— START OF Material provided —

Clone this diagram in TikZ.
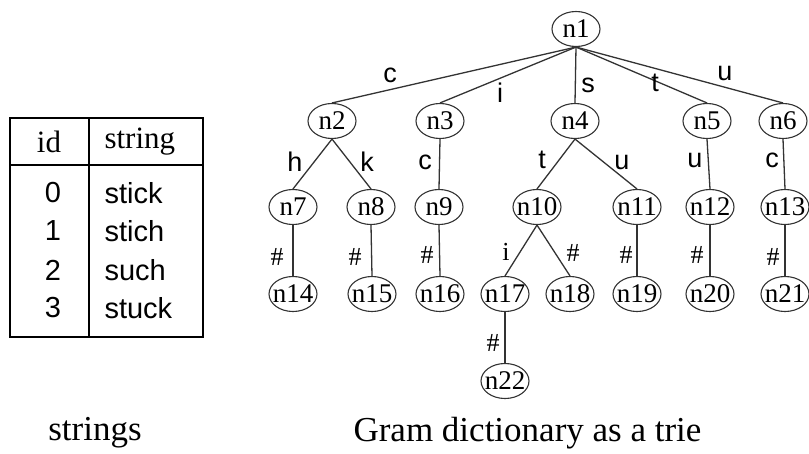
\documentclass[tikz,border=0pt]{standalone}
\usepackage{fontspec}
\setmainfont{Liberation Serif}
\newfontfamily\arialfont{Liberation Sans}
\usetikzlibrary{shapes.geometric}

\tikzset{
  trienode/.style={draw=black!80,ellipse,line width=1.1pt,minimum width=48pt,minimum height=35pt,inner sep=0pt,font=\fontsize{27}{27}\selectfont},
  trieedge/.style={draw=black!80,line width=1.3pt},
  edgelab/.style={font=\arialfont\fontsize{27}{27}\selectfont},
  hashlab/.style={font=\fontsize{26}{26}\selectfont},
  tabhead/.style={font=\fontsize{31}{31}\selectfont},
  tabcell/.style={font=\arialfont\fontsize{29}{29}\selectfont},
  caption/.style={font=\fontsize{35}{35}\selectfont},
}

\begin{document}
\begin{tikzpicture}[x=1pt,y=-1pt]
		\useasboundingbox (0,0) rectangle (809,453);
		% table of strings
		\draw[line width=2.5pt] (10,118) rectangle (203,337);
		\draw[line width=1.5pt] (89,118) -- (89,337);
		\draw[line width=2pt] (10,165) -- (203,165);
		\node[tabhead] (hid) at (49,142) {id};
		\node[tabhead,anchor=west] (hstr) at (101,142) {string};
		\foreach \i/\s/\y in {0/stick/193,1/stich/231,2/such/270,3/stuck/308}{
			\node[tabcell] (id\i) at (53,\y) {\i};
			\node[tabcell,anchor=west] (str\i) at (101,\y) {\s};
		}
		% trie nodes, all of the same size
		\foreach \n/\x/\y in {1/576/29,
		    2/332/121,3/440/121,4/575/121,5/707/121,6/783/121,
		    7/293/207,8/371/207,9/439/207,10/537/207,11/637/207,12/710/207,13/785/207,
		    14/293/294,15/372/294,16/440/294,17/505/294,18/570/294,19/637/294,20/710/294,21/785/294,
		    22/505/381}
			\node[trienode] (n\n) at (\x,\y) {\makebox[0pt]{n\n}};
		% edges
		\foreach \a/\b in {n1/n2,n1/n3,n1/n4,n1/n5,n1/n6,n2/n7,n2/n8,n3/n9,n4/n10,n4/n11,n5/n12,n6/n13,
		                   n7/n14,n8/n15,n9/n16,n10/n17,n10/n18,n11/n19,n12/n20,n13/n21,n17/n22}
			\draw[trieedge] (\a.south) -- (\b.north);
		% edge labels
		\node[edgelab] (lc1) at (390,75) {c};
		\node[edgelab] (li1) at (500,93) {i};
		\node[edgelab] (ls1) at (588,85) {s};
		\node[edgelab] (lt1) at (655,83) {t};
		\node[edgelab] (lu1) at (725,73) {u};
		\node[edgelab] (lh2) at (295,162) {h};
		\node[edgelab] (lk2) at (367,162) {k};
		\node[edgelab] (lc3) at (425,162) {c};
		\node[edgelab] (lt4) at (542,160) {t};
		\node[edgelab] (lu4) at (622,162) {u};
		\node[edgelab] (lu5) at (695,160) {u};
		\node[edgelab] (lc6) at (772,160) {c};
		\node[hashlab] (e7) at (277,257) {\#};
		\node[hashlab] (e8) at (355,257) {\#};
		\node[hashlab] (e9) at (427,255) {\#};
		\node[hashlab] (li10) at (506,252) {i};
		\node[hashlab] (e10) at (573,253) {\#};
		\node[hashlab] (e11) at (626,255) {\#};
		\node[hashlab] (e12) at (697,255) {\#};
		\node[hashlab] (e13) at (773,257) {\#};
		\node[hashlab] (e17) at (493,343) {\#};
		% captions
		\node[caption] (capl) at (95,433) {strings};
		\node[caption,anchor=west] (capr) at (350,433) {Gram dictionary as a trie};
	\end{tikzpicture}
\end{document}
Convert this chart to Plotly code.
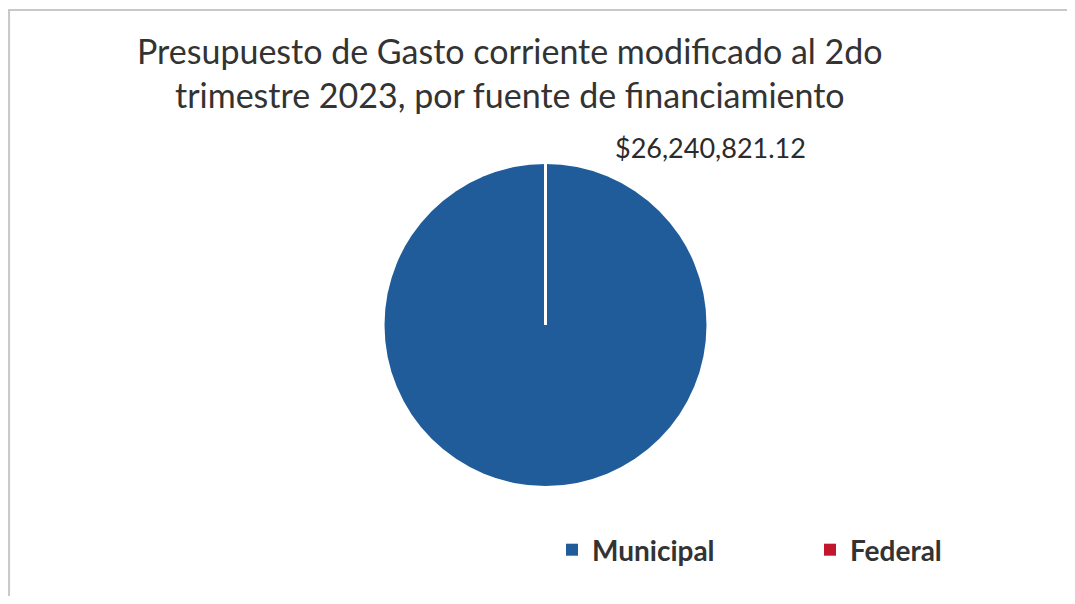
import plotly.graph_objects as go

labels = ["Municipal", "Federal"]
values = [26240821.12, 0]
colors = ["#1f5c99", "#c0172e"]
title_lines = ["Presupuesto de Gasto corriente modificado al 2do",
               "trimestre 2023, por fuente de financiamiento"]

OFF = 8  # page body margin
W, H = 1075 - 2 * OFF, 604 - 2 * OFF


def px(x):
    return (x - OFF) / W


def py(y):
    return 1 - (y - OFF) / H


dom_x = [px(384), px(707)]
dom_y = [py(486), py(164)]

fig = go.Figure()
fig.add_trace(go.Pie(
    labels=labels, values=values, sort=False, direction="clockwise", rotation=0,
    marker=dict(colors=colors, line=dict(color="white", width=0)),
    textinfo="none", hoverinfo="label+value",
    domain=dict(x=dom_x, y=dom_y), showlegend=True,
))

cx = (dom_x[0] + dom_x[1]) / 2
cy = (dom_y[0] + dom_y[1]) / 2
# slice boundary between Federal (0) and Municipal at 12 o'clock
fig.add_shape(type="line", xref="paper", yref="paper",
              x0=cx, x1=cx, y0=cy, y1=dom_y[1], line=dict(color="white", width=3))

fig.add_annotation(text="${:,.2f}".format(values[0]), xref="paper", yref="paper",
                   x=px(710), y=py(147), xanchor="center", yanchor="middle", showarrow=False,
                   font=dict(family="Lato", size=27, color="#2b2b2b"))

fig.add_annotation(text="<br>".join(title_lines), xref="paper", yref="paper",
                   x=px(510), y=py(28), xanchor="center", yanchor="top", showarrow=False,
                   align="center",
                   font=dict(family="Lato", size=34, color="#333333"))

# frame lines (scan border)
fig.add_shape(type="line", xref="paper", yref="paper", x0=0.001, x1=0.001, y0=0, y1=py(10),
              line=dict(color="#c8c8c8", width=2))
fig.add_shape(type="line", xref="paper", yref="paper", x0=0, x1=1, y0=py(10), y1=py(10),
              line=dict(color="#c8c8c8", width=2))

fig.update_layout(
    width=W, height=H,
    margin=dict(l=0, r=0, t=0, b=0, autoexpand=False),
    paper_bgcolor="white", plot_bgcolor="white",
    legend=dict(orientation="h", x=px(552), xanchor="left", y=py(550), yanchor="middle",
                entrywidth=213, entrywidthmode="pixels",
                font=dict(family="Lato", size=28, color="#333333", weight="bold"),
                bgcolor="rgba(0,0,0,0)"),
)

fig.write_html("out.html")
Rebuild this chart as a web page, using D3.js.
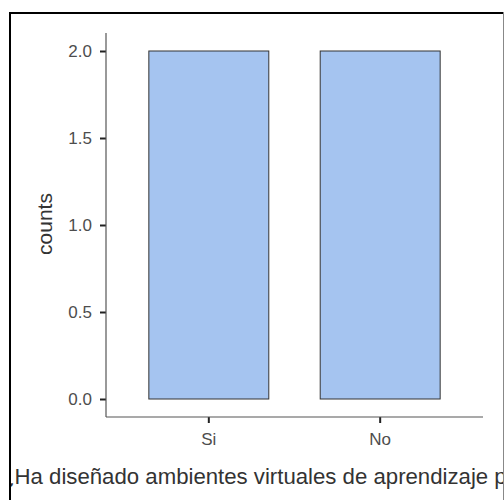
<!DOCTYPE html>
<html>
<head>
<meta charset="utf-8">
<script src="https://cdn.jsdelivr.net/npm/d3@7"></script>
<style>
  body { margin: 0; background: #fff; }
  svg { display: block; font-family: "Liberation Sans", Arial, sans-serif; }
</style>
</head>
<body>
<div id="chart"></div>
<script>
// data
const categories = ["Si", "No"];
const counts = [2, 2];
const yTicks = [0, 0.5, 1, 1.5, 2];

const width = 504, height = 500;

const svg = d3.select("#chart")
  .append("svg")
    .attr("width", width)
    .attr("height", height);

// plot area
const plotLeft = 106, plotRight = 483, plotTop = 33, plotBottom = 417;

const x = d3.scaleBand()
  .domain(categories)
  .range([plotLeft, plotRight])
  .paddingInner(0.3)
  .paddingOuter(0.25);

const y = d3.scaleLinear()
  .domain([0, 2])
  .range([399, 51]);

// bars
svg.selectAll("rect.bar")
  .data(categories)
  .enter()
  .append("rect")
    .attr("class", "bar")
    .attr("x", d => x(d))
    .attr("width", x.bandwidth())
    .attr("y", (d, i) => y(counts[i]))
    .attr("height", (d, i) => y(0) - y(counts[i]))
    .attr("fill", "#a5c4f0")
    .attr("stroke", "#333333")
    .attr("stroke-width", 1);

// y axis
const yAxis = svg.append("g")
  .attr("transform", "translate(" + plotLeft + ",0)")
  .call(d3.axisLeft(y).tickValues(yTicks).tickFormat(d3.format(".1f")).tickSize(6).tickSizeOuter(0));
yAxis.select(".domain").remove();
yAxis.append("line")
  .attr("x1", 0).attr("x2", 0)
  .attr("y1", plotTop).attr("y2", plotBottom)
  .attr("stroke", "#555").attr("stroke-width", 1.2);
yAxis.selectAll(".tick line").attr("stroke", "#222").attr("stroke-width", 2);
yAxis.selectAll(".tick text")
  .attr("x", -14)
  .attr("fill", "#4d4d4d")
  .style("font-size", "17px");

// x axis
const xAxis = svg.append("g")
  .attr("transform", "translate(0," + plotBottom + ")")
  .call(d3.axisBottom(x).tickSize(6).tickSizeOuter(0));
xAxis.select(".domain").remove();
xAxis.append("line")
  .attr("x1", plotLeft).attr("x2", plotRight)
  .attr("y1", 0).attr("y2", 0)
  .attr("stroke", "#555").attr("stroke-width", 1.2);
xAxis.selectAll(".tick line").attr("stroke", "#222").attr("stroke-width", 2);
xAxis.selectAll(".tick text")
  .attr("y", 16)
  .attr("fill", "#4d4d4d")
  .style("font-size", "17px");

// axis titles
svg.append("text")
  .attr("transform", "translate(52,224) rotate(-90)")
  .attr("text-anchor", "middle")
  .attr("fill", "#333")
  .style("font-size", "21px")
  .text("counts");

svg.append("defs").append("clipPath").attr("id", "clip")
  .append("rect").attr("x", 11).attr("y", 0).attr("width", 492).attr("height", 500);

svg.append("text")
  .attr("clip-path", "url(#clip)")
  .attr("x", 1)
  .attr("y", 484)
  .attr("fill", "#333")
  .style("font-size", "22.2px")
  .text("¿Ha diseñado ambientes virtuales de aprendizaje para sus estudiantes?");

// frame
svg.append("line").attr("x1", 10).attr("x2", 10).attr("y1", 12).attr("y2", 500)
  .attr("stroke", "#000").attr("stroke-width", 2);
svg.append("line").attr("x1", 9).attr("x2", 503).attr("y1", 13).attr("y2", 13)
  .attr("stroke", "#000").attr("stroke-width", 2);
svg.append("line").attr("x1", 503.5).attr("x2", 503.5).attr("y1", 12).attr("y2", 500)
  .attr("stroke", "#888").attr("stroke-width", 1);
</script>
</body>
</html>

— END OF Material provided —

(Directions):
From the entries above, copy out every line where the string "chart" appears.

(Exercise solution):
Convert this chart to Plotly code.
Rebuild this chart as a web page, using D3.js.
<div id="chart"></div>
const svg = d3.select("#chart")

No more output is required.